Mati aku, sangar banget.

Penampilan adalah bagian dari identitas. Juga medium berkomunikasi. Dalam skala tertentu, penampilanmu menunjukkan keberpihakanmu. Kelompok mana yang kamu bela, dan mana yang kamu lawan.

Untuk itu, aku banyak bertanya pada diri ini, bagaimana aku melihat diriku sendiri? Bagaimana aku ingin orang melihatku? Kesan seperti apa yang ingin kutinggalkan pada mereka?

Sejak punya Adult Money alias gaji bulanan, aku mulai banyak bereksperimen dengan gaya berpakaian dan rias wajah.

Nggak banyak yang kuubah dari penampilanku, karena konsepnya dari dulu selalu sama: pokoknya harus gelap dan menakutkan. Bedanya, sekarang lebih terkonsep saja, gitu.
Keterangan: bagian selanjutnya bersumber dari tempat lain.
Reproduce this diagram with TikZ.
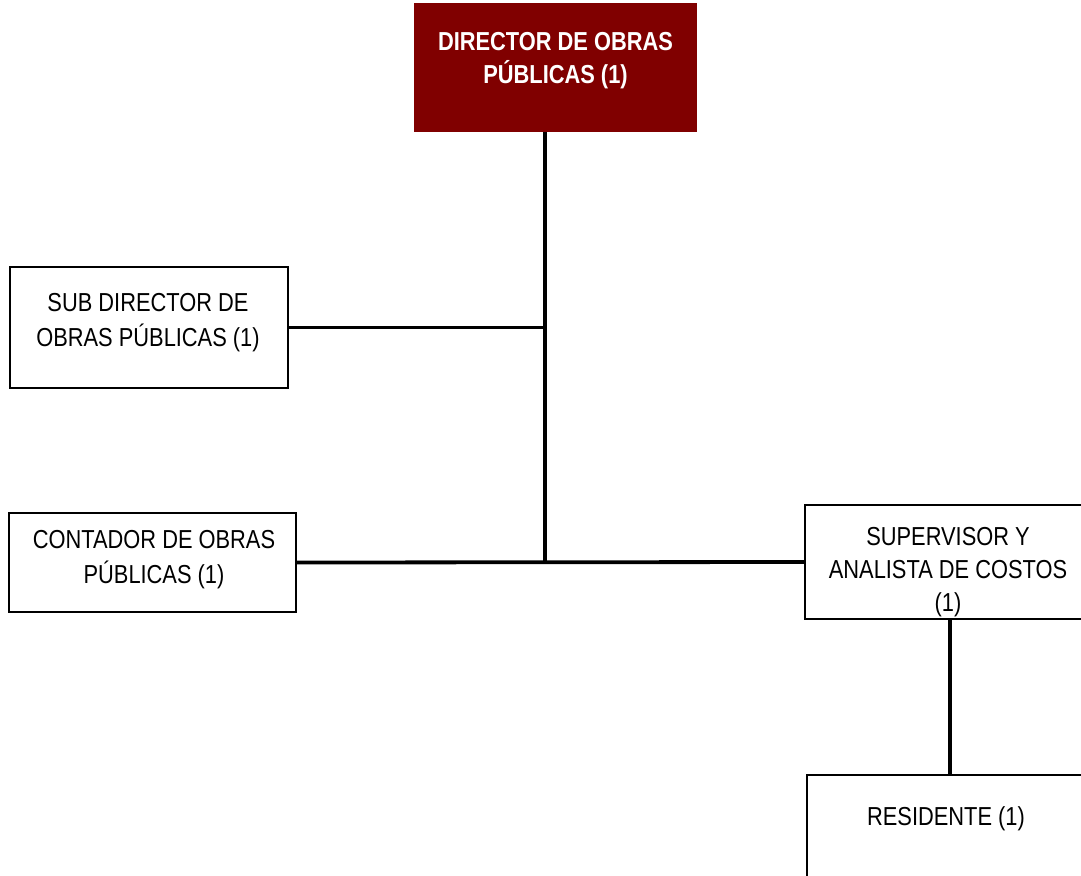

Penampilan itu sarat akan simbol. Oleh karena itu, aku hobi banget bertanya kepada kawan-kawan, “How do you describe your style? Apa yang ingin kamu sampaikan lewat pakaianmu?” Kadang percakapan tersebut sampai pada diskusi seru mengenai ekspresi diri, tapi sering juga mentok di tanggapan seperti, “Nggak tahu. Aku nggak terlalu peduli dengan penampilanku.”

Mungkin semua proses berpikir ini terjadi karena aku selalu berada dalam pusaran pencarian jati diri. Entah sejak kapan aku mulai menanyakan hal-hal seperti, “Siapakah aku?” ke diri sendiri tiap sebelum tidur, tiap jalan kaki sendirian, atau saat sedang di toilet.

Kurasa, masa-masa lulus kuliah dan usia awal 20-an adalah fase yang membuat kontemplasi ini teraksentuasi dengan begitu dahsyatnya.

Pekerjaan baru, teman-teman baru, lingkungan baru, mungkin juga ‘diri’ yang baru. Bukankah begitu? Tapi, siapakah ‘diri’ ini? Bisakah ‘diri’ ini disimplifikasi menjadi simbol-simbol seperti estetika penampilan sehari-hari?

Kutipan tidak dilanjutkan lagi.